Pernyataan itu terlontar dalam pertemuan puncak Youth4Climate yang dihadiri empat ratus aktivis lingkungan dari 180 negara di ibukota keuangan Italia, Milan. Pertemuan selama tiga hari itu pada akhirnya akan menghasilkan rekomendasi untuk pertemuan puncak iklim PBB di Glasgow, Skotlandia, yang akan dimulai pada 31 Oktober mendatang.
Dalam sebuah wawancara dengan lembaga penyiaran Inggris Sky News, Thunberg dan Nakate menggambarkan Inggris, yang akan menjadi tuan rumah KTT iklim bulan depan, sebagai "salah satu penjahat iklim terbesar".
Inggris sendiri telah berjanji untuk mengurangi emisi karbonnya menjadi nol pada tahun 2050, dan Perdana Menteri Boris Johnson telah memperjuangkan perluasan energi terbarukan, dengan mengatakan Inggris bisa menjadi "Arab Saudi untuk energi angin."
Namun ia dikecam para pencinta lingkungan karena gagal menghentikan pengeboran minyak baru di Laut Utara Inggris dan proposal tambang batu bara baru di barat laut Inggris.
Soal Greta si Cerewet
Greta adalah bocah perempuan asal Swedia yang selalu berkicau soal dampak negatif perubahan iklim. Greta memulai gerakan advokasi lingkungannya dengan cara mogok sekolah pada usia 15 tahun, Agustus 2018. Ia melakukan aksi tiga pekan sebelum Swedia, negara tempat tinggal Greta, melakukan pemilu.
Friday for Future (FFF) boleh dikatakan menjadi pengembangan gerakan mogok sekolah Greta.
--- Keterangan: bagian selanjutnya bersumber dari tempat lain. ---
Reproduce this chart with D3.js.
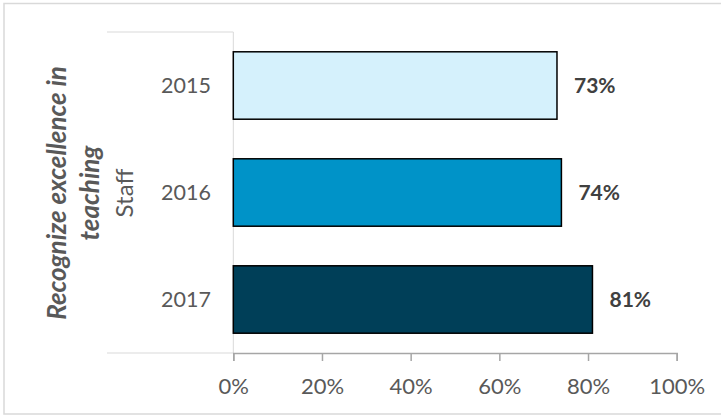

Aksi ini memberikan tekanan kepada pemerintah untuk memenuhi target emisi karbon. Aksi serupa dilakukan lebih dari 20 ribu pelajar Inggris hingga Jepang pada Desember 2018, tujuannya menagih politisi memberikan kebijakan penanganan perubahan iklim.
BBC menuliskan setahun setelah aksi ini ia duduk sebagai nominasi Nobel Perdamaian untuk aktivis iklim. Aksinya tak pernah surut walau ia mengidap sindrom Asperger, gangguan neurologis yang tergolong ke dalam gangguan spektrum autisme.